Adds Denis Hedlund, CEO of film and DVD distrib Kultur: “The problem with performing arts is the lack of a newly anointed star tenor and star ballet dancer. We always have to fight to get space on the shelf.”

“The goal is to make economically viable landmark and event programming. You want to make your program the definitive program on the subject,” says Krysanne Katsoolis, of Cactusthree, a venture specializing in co-productions. It recently brokered co-production funding for the doc “The History of Punk.”

Margaret Smillow, head of culture and arts docs at WNET — a PBS station famous for its “Great Performances” and “American Masters” series — says her first line of attack is to get a commitment for the program on the national PBS sked.
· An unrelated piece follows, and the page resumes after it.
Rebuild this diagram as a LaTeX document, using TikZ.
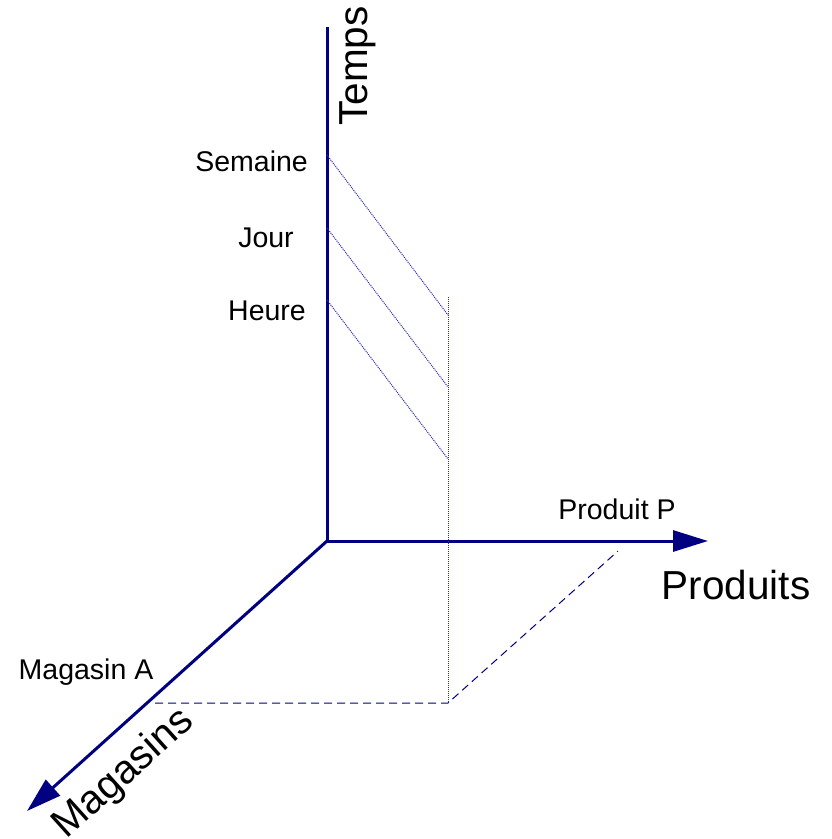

If that doesn’t work, she gets commitments from individual stations.

Smillow says programs are often supported by international co-productions since coin can be tough to come by for arts programming. Then, once a show is completed, finding a station for broadcast isn’t an easy feat either.

But, Smillow’s not one to give up the fight. “We are committed to diversity over a range of performance arts,” she says.

Jan Younghusband , commissioning editor for the arts at U.K.’s Channel 4, says it takes two years to bring an idea to the TV screen, and some bigger projects take longer. There are no arts slots currently on her schedule.

That being said, Younghusband accepts proposals throughout the year. “If the schedule is full, it’s difficult to bring in good new ideas,” she says. “We work with the strength of the individual idea. It’s not about the money spent.”

Dominic Saville, prexy of U.K. distrib 3DD Entertainment, believes arts programming can make a comeback if the genre opens itself to new technologies.

“The key is to be cutting edge and examine an area that people are not familiar with.”